The documents and emails were obtained by EFF through Freedom of Information Act requests. The group shared the files with the AP, which independently found that Fog sold its software in about 40 contracts to nearly two dozen agencies, according to GovSpend, a company that keeps tabs on government spending. The records and AP’s reporting provide the first public account of the extensive use of Fog Reveal by local police, according to analysts and legal experts who scrutinize such technologies.
“Underfunded and understaffed”
“Local law enforcement is at the front lines of trafficking and missing persons cases, yet these departments are often behind in technology adoption,” Matthew Broderick, a Fog managing partner, said in an email. “We fill a gap for underfunded and understaffed departments.”
Because of the secrecy surrounding Fog, however, there are scant details about its use. Most law enforcement agencies won’t even discuss their use of the tool, raising concerns among privacy advocates that it violates the Fourth Amendment to the U.S. Constitution, which protects against unreasonable search and seizure.
What distinguishes Fog Reveal from other cellphone location technologies used by police is that it follows the devices through their advertising IDs — unique numbers assigned to each device. These numbers do not contain the name of the phone’s user, but can be traced to homes and workplaces to help police establish pattern-of-life analyses.

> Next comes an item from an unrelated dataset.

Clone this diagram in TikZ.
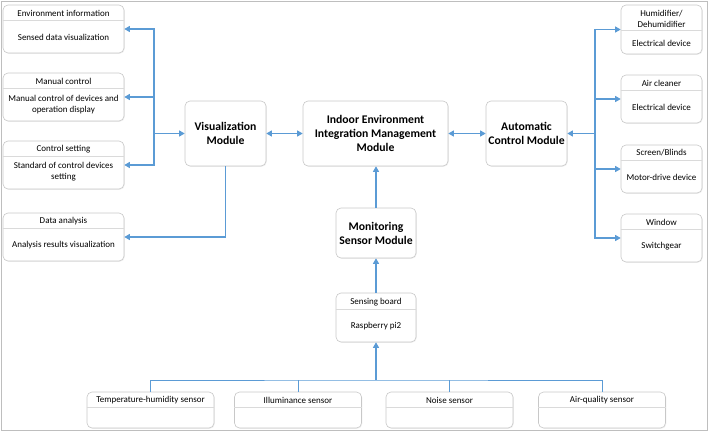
\documentclass[tikz,border=0pt]{standalone}
\usepackage{fontspec}
\setmainfont{Carlito}
\usetikzlibrary{arrows.meta,shadows}
\definecolor{linkblue}{RGB}{91,155,213}
\definecolor{boxgray}{RGB}{200,200,200}
\definecolor{divgray}{RGB}{218,218,218}
\definecolor{framegray}{RGB}{190,190,190}
\begin{document}
\begin{tikzpicture}[x=1pt,y=-1pt,
	box/.style={draw=boxgray, fill=white, rounded corners=5pt, line width=0.6pt,
		drop shadow={opacity=0.12, shadow xshift=0.8pt, shadow yshift=-0.8pt}},
	module/.style={box, font=\bfseries\fontsize{11.7}{14}\selectfont, align=center, inner sep=0pt},
	ttl/.style={font=\fontsize{9}{11}\selectfont, align=center, inner sep=0pt},
	divider/.style={draw=divgray, line width=0.6pt},
	link/.style={draw=linkblue, line width=1.1pt, -{Triangle[width=6pt,length=5.5pt]}},
	dlink/.style={link, {Triangle[width=6pt,length=5.5pt]}-{Triangle[width=6pt,length=5.5pt]}},
	tree/.style={draw=linkblue, line width=0.9pt}]
			\useasboundingbox (0,0) rectangle (709,431);
			\draw[framegray, line width=0.6pt] (1,1) rectangle (707.5,430);

			% left column
			\node[box, minimum width=121pt, minimum height=48pt] (env) at (63.5,29) {};
			\node[ttl] (envt) at (63.5,13) {Environment information};
			\node[ttl] (envb) at (63.5,37) {Sensed data visualization};
			\draw[divider] ([yshift=-16pt]env.north west) -- ([yshift=-16pt]env.north east);

			\node[box, minimum width=121pt, minimum height=48pt] (manual) at (63.5,97) {};
			\node[ttl] (manualt) at (63.5,81) {Manual control};
			\node[ttl] (manualb) at (63.5,104.5) {Manual control of devices and\\operation display};
			\draw[divider] ([yshift=-16pt]manual.north west) -- ([yshift=-16pt]manual.north east);

			\node[box, minimum width=121pt, minimum height=48pt] (ctrl) at (63.5,165) {};
			\node[ttl] (ctrlt) at (63.5,149) {Control setting};
			\node[ttl] (ctrlb) at (63.5,171.5) {Standard of control devices\\setting};
			\draw[divider] ([yshift=-16pt]ctrl.north west) -- ([yshift=-16pt]ctrl.north east);

			\node[box, minimum width=121pt, minimum height=48pt] (data) at (63.5,237) {};
			\node[ttl] (datat) at (63.5,221) {Data analysis};
			\node[ttl] (datab) at (63.5,245) {Analysis results visualization};
			\draw[divider] ([yshift=-16pt]data.north west) -- ([yshift=-16pt]data.north east);

			% modules
			\node[module, minimum width=81pt, minimum height=65pt] (vis) at (225.5,133.5) {Visualization\\Module};
			\node[module, minimum width=145pt, minimum height=65pt] (integ) at (375.5,133.5) {Indoor Environment\\Integration Management\\Module};
			\node[module, minimum width=81pt, minimum height=65pt] (auto) at (526.5,133.5) {Automatic\\Control Module};
			\node[module, minimum width=80pt, minimum height=50pt] (mon) at (376,233) {Monitoring\\Sensor Module};

			% right column
			\node[box, minimum width=81pt, minimum height=49pt] (hum) at (661.5,29.5) {};
			\node[ttl] (humt) at (661.5,18.5) {Humidifier/\\Dehumidifier};
			\node[ttl] (humb) at (661.5,43) {Electrical device};
			\draw[divider] ([yshift=-26pt]hum.north west) -- ([yshift=-26pt]hum.north east);

			\node[box, minimum width=81pt, minimum height=48pt] (air) at (661.5,99) {};
			\node[ttl] (airt) at (661.5,83) {Air cleaner};
			\node[ttl] (airb) at (661.5,107) {Electrical device};
			\draw[divider] ([yshift=-16pt]air.north west) -- ([yshift=-16pt]air.north east);

			\node[box, minimum width=81pt, minimum height=48pt] (screen) at (661.5,169) {};
			\node[ttl] (screent) at (661.5,153) {Screen/Blinds};
			\node[ttl] (screenb) at (661.5,177) {Motor-drive device};
			\draw[divider] ([yshift=-16pt]screen.north west) -- ([yshift=-16pt]screen.north east);

			\node[box, minimum width=81pt, minimum height=48pt] (window) at (661.5,238) {};
			\node[ttl] (windowt) at (661.5,222) {Window};
			\node[ttl] (windowb) at (661.5,246) {Switchgear};
			\draw[divider] ([yshift=-16pt]window.north west) -- ([yshift=-16pt]window.north east);

			% sensing board and sensors
			\node[box, minimum width=80pt, minimum height=49pt] (board) at (376,317.5) {};
			\node[ttl] (boardt) at (376,302) {Sensing board};
			\node[ttl] (boardb) at (376,326) {Raspberry pi2};
			\draw[divider] ([yshift=-17pt]board.north west) -- ([yshift=-17pt]board.north east);

			\node[box, minimum width=127pt, minimum height=36pt] (temp) at (150.5,410) {};
			\node[ttl] (tempt) at (150.5,400) {Temperature-humidity sensor};
			\draw[divider] ([yshift=-16pt]temp.north west) -- ([yshift=-16pt]temp.north east);

			\node[box, minimum width=127pt, minimum height=36pt] (illum) at (298,410) {};
			\node[ttl] (illumt) at (298,400) {Illuminance sensor};
			\draw[divider] ([yshift=-16pt]illum.north west) -- ([yshift=-16pt]illum.north east);

			\node[box, minimum width=127pt, minimum height=36pt] (noise) at (449.5,410) {};
			\node[ttl] (noiset) at (449.5,400) {Noise sensor};
			\draw[divider] ([yshift=-16pt]noise.north west) -- ([yshift=-16pt]noise.north east);

			\node[box, minimum width=127pt, minimum height=36pt] (airq) at (602,410) {};
			\node[ttl] (airqt) at (602,400) {Air-quality sensor};
			\draw[divider] ([yshift=-16pt]airq.north west) -- ([yshift=-16pt]airq.north east);

			% connectors
			\coordinate (lbus) at (154,133.5);
			\draw[link] (lbus) -- (vis.west);
			\draw[link] (lbus) |- (env.east);
			\draw[link] (lbus) |- (manual.east);
			\draw[link] (lbus) |- (ctrl.east);
			\draw[link] (vis.south) |- (data.east);
			\draw[dlink] (vis) -- (integ);
			\draw[dlink] (integ) -- (auto);

			\coordinate (rbus) at (595,133.5);
			\draw[link] (rbus) -- (auto.east);
			\draw[link] (rbus) |- (hum.west);
			\draw[link] (rbus) |- (air.west);
			\draw[link] (rbus) |- (screen.west);
			\draw[link] (rbus) |- (window.west);

			\draw[link] (mon.north) -- (mon.north |- integ.south);
			\draw[link] (board) -- (mon);

			\coordinate (sbus) at (376,380);
			\draw[link] (sbus) -- (board);
			\draw[tree] (temp.north) |- (sbus) -| (airq.north);
			\draw[tree] (illum.north) -- (illum.north |- sbus);
			\draw[tree] (noise.north) -- (noise.north |- sbus);
		\end{tikzpicture}
\end{document}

“The capability that it had for bringing up just anybody in an area whether they were in public or at home seemed to me to be a very clear violation of the Fourth Amendment,” said Davin Hall, a former crime data analysis supervisor for the Greensboro Police Department on North Carolina. “I just feel angry and betrayed and lied to.”
Hall resigned in late 2020 after months of voicing concerns about the department’s use of Fog to police attorneys and the city council.
While Greensboro officials acknowledged Fog’s use and initially defended it, the police department said it allowed its subscription to expire earlier this year because it didn’t “independently benefit investigations.”
Low price, little oversight
But federal, state and local police agencies around the U.S. continue to use Fog with very little public accountability. Local police agencies have been enticed by Fog’s affordable price: it can start as low as $7,500 a year. And some departments that license it have shared access with other nearby law enforcement agencies, the emails show.
Police departments also like how quickly they can access detailed location information from Fog. Geofence warrants, which tap into GPS and other sources to track a device, are accessed by obtaining such data from companies, like Google or Apple. This requires police to obtain a warrant and ask the tech companies for the specific data they want, which can take days or weeks.
Using Fog’s data, which the company claims is anonymized, police can geofence an area or search by a specific device’s ad ID number, according to a user agreement obtained by the AP.
But Fog maintains that “we have no way of linking signals back to a specific device or owner,” according to a sales representative who emailed the California Highway Patrol in 2018, after a lieutenant asked whether the tool could be legally used.
Despite such privacy assurances, the records show that law enforcement can use Fog’s data as a clue to find identifying information. “There is no (personal information) linked to the (ad ID),” wrote a Missouri official about Fog in 2019. “But if we are good at what we do, we should be able to figure out the owner.”
Privacy groups condemn police use of Fog.
“It’s wrong that advertisers secretly track us, and it’s criminal that they sell our data to police,” Albert Fox Cahn, director of the Surveillance Technology Oversight Project, said in a statement. “A country where officers can track nearly anyone, at any time, without a warrant doesn’t sound like a democracy. Because there is no oversight, we have no idea how often officers have abused this power already.”
Feds eyeing enforcement
Federal oversight of companies like Fog is an evolving legal landscape. On Monday, the Federal Trade Commission sued a data broker called Kochava that, like Fog, provides its clients with advertising IDs that authorities say can easily be used to find where a mobile device user lives, which violates rules the commission enforces. And there are bills before Congress now that, if passed, would regulate the industry.
Fog’s Broderick said in an email that the company does not have access to people’s personal information, and that it draws from “commercially available data without restrictions to use,” from data brokers “that legitimately purchased data from apps in accordance with their legal agreements.” The company refused to share information about how many police agencies it works with.
“We are confident Law Enforcement has the responsible leadership, constraints, and political guidance at the municipal, state, and federal level to ensure that any law enforcement tool and method is appropriately used in accordance with the laws in their respective jurisdictions,” Broderick said.